## STATED EXERCISE
The entries below contain a line with "Clone this chart" and a line with "const LS = 0.8;". Quote exactly those two lines and all lines between them.

## start DATA EXCERPTS

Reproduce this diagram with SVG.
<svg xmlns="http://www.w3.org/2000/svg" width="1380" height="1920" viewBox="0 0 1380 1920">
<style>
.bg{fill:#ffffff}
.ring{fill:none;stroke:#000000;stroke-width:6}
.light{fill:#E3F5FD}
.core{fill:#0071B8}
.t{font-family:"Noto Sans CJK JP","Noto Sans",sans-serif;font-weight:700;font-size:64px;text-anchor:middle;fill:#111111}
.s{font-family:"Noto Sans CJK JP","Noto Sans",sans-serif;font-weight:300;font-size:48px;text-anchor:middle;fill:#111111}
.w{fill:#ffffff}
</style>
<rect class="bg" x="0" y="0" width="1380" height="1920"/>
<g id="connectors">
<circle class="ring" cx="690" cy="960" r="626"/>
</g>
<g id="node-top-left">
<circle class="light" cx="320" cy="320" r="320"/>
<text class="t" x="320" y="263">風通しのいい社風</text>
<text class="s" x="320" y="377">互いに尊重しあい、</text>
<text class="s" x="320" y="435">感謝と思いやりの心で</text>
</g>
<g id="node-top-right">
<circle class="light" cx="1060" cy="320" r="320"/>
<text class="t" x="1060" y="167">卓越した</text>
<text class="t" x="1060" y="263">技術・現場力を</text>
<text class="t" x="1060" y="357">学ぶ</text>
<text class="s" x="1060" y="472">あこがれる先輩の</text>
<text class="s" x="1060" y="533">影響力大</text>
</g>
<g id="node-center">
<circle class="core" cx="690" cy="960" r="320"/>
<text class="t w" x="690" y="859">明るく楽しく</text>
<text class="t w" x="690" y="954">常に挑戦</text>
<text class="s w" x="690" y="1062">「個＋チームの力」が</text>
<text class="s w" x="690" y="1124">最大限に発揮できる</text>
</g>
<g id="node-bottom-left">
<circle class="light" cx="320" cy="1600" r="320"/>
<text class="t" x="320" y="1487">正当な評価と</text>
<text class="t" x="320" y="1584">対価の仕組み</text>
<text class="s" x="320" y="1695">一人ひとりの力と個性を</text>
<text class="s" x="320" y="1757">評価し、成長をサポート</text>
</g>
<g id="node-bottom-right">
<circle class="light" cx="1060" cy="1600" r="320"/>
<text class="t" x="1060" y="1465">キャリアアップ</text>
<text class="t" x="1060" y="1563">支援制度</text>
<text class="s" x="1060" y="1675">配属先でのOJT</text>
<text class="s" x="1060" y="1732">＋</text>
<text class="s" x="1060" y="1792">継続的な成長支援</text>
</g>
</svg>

## end DATA EXCERPTS
## start DATA EXCERPTS

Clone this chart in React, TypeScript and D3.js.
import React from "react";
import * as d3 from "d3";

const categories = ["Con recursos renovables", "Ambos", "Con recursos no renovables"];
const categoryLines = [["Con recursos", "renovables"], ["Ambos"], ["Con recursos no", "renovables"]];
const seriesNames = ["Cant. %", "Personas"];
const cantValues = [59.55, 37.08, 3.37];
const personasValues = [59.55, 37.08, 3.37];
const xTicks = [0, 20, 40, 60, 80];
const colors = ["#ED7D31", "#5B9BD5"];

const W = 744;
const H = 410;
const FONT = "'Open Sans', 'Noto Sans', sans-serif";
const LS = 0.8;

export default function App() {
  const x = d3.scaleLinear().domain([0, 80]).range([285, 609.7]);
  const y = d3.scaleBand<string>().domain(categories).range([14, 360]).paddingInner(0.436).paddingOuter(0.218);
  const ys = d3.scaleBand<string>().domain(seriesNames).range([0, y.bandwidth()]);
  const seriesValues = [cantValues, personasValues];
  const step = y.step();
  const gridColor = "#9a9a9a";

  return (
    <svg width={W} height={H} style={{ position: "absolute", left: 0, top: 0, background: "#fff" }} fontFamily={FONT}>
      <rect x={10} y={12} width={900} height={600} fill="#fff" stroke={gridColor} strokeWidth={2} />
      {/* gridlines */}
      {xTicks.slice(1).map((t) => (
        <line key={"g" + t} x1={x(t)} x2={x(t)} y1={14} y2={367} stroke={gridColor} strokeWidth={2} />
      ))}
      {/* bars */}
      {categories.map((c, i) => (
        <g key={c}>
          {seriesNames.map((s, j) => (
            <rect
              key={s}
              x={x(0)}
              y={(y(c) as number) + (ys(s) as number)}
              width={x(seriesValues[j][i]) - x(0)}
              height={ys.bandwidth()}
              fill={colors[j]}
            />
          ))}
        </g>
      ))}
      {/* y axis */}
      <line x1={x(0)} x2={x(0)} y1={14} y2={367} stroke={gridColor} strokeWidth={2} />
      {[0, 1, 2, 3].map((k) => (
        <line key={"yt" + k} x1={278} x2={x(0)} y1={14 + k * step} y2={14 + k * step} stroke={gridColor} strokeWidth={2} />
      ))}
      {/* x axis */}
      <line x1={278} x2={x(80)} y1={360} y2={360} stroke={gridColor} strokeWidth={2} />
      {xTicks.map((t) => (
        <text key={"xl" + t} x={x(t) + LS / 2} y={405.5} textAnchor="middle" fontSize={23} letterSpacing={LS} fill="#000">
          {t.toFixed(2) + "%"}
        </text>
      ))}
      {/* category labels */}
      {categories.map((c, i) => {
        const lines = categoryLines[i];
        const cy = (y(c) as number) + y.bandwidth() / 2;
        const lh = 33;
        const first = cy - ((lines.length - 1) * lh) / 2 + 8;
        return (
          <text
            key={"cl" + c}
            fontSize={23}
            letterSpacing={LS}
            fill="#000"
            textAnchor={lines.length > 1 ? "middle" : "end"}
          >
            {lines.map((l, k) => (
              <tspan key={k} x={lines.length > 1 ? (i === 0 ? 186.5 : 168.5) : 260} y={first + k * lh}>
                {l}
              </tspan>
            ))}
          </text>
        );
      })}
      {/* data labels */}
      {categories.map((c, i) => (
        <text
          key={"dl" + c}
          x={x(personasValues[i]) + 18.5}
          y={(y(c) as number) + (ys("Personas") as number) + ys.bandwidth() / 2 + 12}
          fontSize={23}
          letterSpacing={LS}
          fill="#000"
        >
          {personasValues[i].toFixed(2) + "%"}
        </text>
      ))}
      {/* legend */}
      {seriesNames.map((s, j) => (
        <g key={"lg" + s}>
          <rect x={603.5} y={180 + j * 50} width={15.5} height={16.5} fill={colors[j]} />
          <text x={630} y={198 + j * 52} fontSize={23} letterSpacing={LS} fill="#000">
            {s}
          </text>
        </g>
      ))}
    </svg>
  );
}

## end DATA EXCERPTS

## ANSWER TO THE EXERCISE
Clone this chart in React, TypeScript and D3.js.
import React from "react";
import * as d3 from "d3";

const categories = ["Con recursos renovables", "Ambos", "Con recursos no renovables"];
const categoryLines = [["Con recursos", "renovables"], ["Ambos"], ["Con recursos no", "renovables"]];
const seriesNames = ["Cant. %", "Personas"];
const cantValues = [59.55, 37.08, 3.37];
const personasValues = [59.55, 37.08, 3.37];
const xTicks = [0, 20, 40, 60, 80];
const colors = ["#ED7D31", "#5B9BD5"];

const W = 744;
const H = 410;
const FONT = "'Open Sans', 'Noto Sans', sans-serif";
const LS = 0.8;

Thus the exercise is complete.